Wittgren opened the eighth on the mound once again, striking out Sanchez to leadoff the inning, before surrendering back to back walks to LeMahieu and Judge. Despite being threatened, Wittgren worked out of the inning, forcing Hicks to ground out before striking out pinch-hitting Clint Frazier.

Deshields Jr. and Lindor opened the bottom of the eighth drawing walks from Loaisiga, forcing the Yankees to bring in closer Aroldis Chapman. Hernández singled in Chapman’s first at-bat that brought home Deshields Jr. to give the Indians a 9-8 lead. After surrendering the lead, Chapman came back to strike out Ramírez and force Santana into a double play to end the inning.

The Indians called on Hand in the top of the ninth to keep the Yankees at bay and close out the game. However the Yankees had other plans, with a Stanton walk and singles from Urshela and Torres loading the bases with nobody out in the inning. Facing the jam, Hand struck out Gardner for the first out of the inning, before a sacrifice fly from Sanchez tied the game at nine.

In the next at-bat, LeMahieu hit a ground ball single to center field to bring in Urshela to give the Yankees a 10-9 lead. The surrendered lead spelled the end for Hand, with the Indians calling on Cal Quantrill to stop the damage.

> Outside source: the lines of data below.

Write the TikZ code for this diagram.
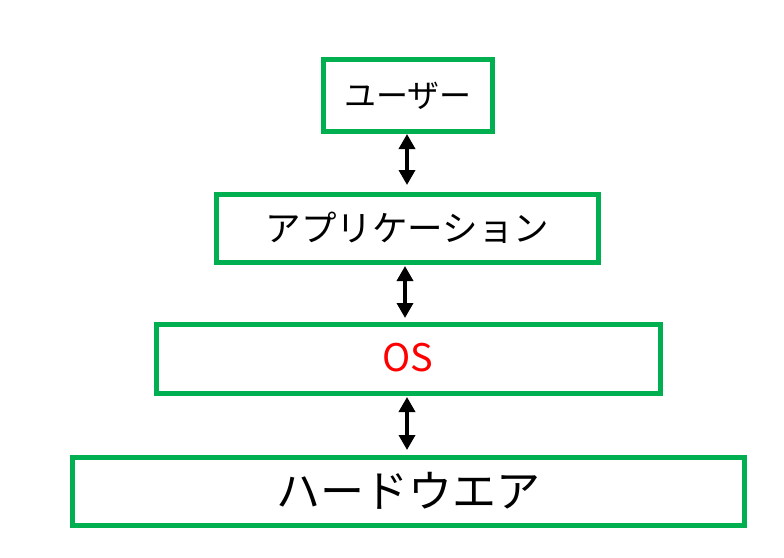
\documentclass[tikz,border=0pt]{standalone}
\usepackage{fontspec}
\setmainfont{Noto Sans CJK JP}
\usetikzlibrary{arrows.meta}
\definecolor{boxgreen}{HTML}{00B050}
\definecolor{osred}{HTML}{FF0000}
\tikzset{
  layer/.style={draw=boxgreen, line width=5pt, fill=white},
  lbl/.style={inner sep=0pt, anchor=center},
  link/.style={line width=3.5pt, {Triangle[width=16pt,length=15pt]}-{Triangle[width=16pt,length=15pt]}}
}
\begin{document}
\begin{tikzpicture}[x=1pt,y=-1pt]
\useasboundingbox (0,0) rectangle (784,557);
\draw[layer] (323.5,59.5) rectangle (492.5,131);
\draw[layer] (216.5,194.5) rectangle (598,262);
\draw[layer] (156,324.5) rectangle (660,393);
\draw[layer] (72.5,457) rectangle (744,525);
\node[lbl, font=\fontsize{32}{32}\selectfont] (user) at (408,96) {ユーザー};
\node[lbl, font=\fontsize{35.5}{35.5}\selectfont] (app) at (407.5,228) {アプリケーション};
\node[lbl, font=\fontsize{38}{38}\selectfont, text=osred] (os) at (408,358) {OS};
\node[lbl, font=\fontsize{44}{44}\selectfont] (hw) at (408,491) {ハードウエア};
\coordinate (a1t) at (407,134);
\coordinate (a1b) at (407,185);
\coordinate (a2t) at (405,266);
\coordinate (a2b) at (405,318);
\coordinate (a3t) at (407,397);
\coordinate (a3b) at (407,450);
\draw[link] (a1t) -- (a1b);
\draw[link] (a2t) -- (a2b);
\draw[link] (a3t) -- (a3b);
\end{tikzpicture}
\end{document}
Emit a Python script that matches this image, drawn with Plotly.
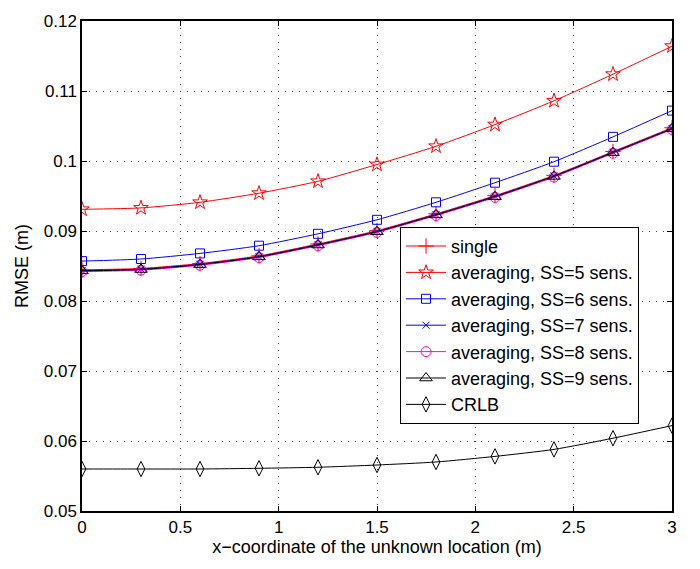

Quantrill came on to walk Judge to load the bases, before striking out Hicks to send it to the bottom of the ninth.

Desperate to save the season, the Indians had a tough hill to climb, needing at least one run on Chapman in the bottom of the ninth to tie the game and keep themselves alive. However, Chapman got ahead of the Indians, striking out Reyes and forcing Luplow to ground out for the first two outs of the inning.

Facing the final out of the season, Alomar Jr. called on Oscar Mercado to pinch-hit. The Indians’ season hung in the balance as Mercado was able to reach first on a passed ball dropped third strike. With Mercado on first, Austin Hedges came to the plate in place of Naquin for his shot at saving the season.

However, Hedges would go down swinging to Chapman for the final out as the Indians got swept out of the playoffs with a 10-9 loss to the Yankees in game two of the Wild Card playoffs.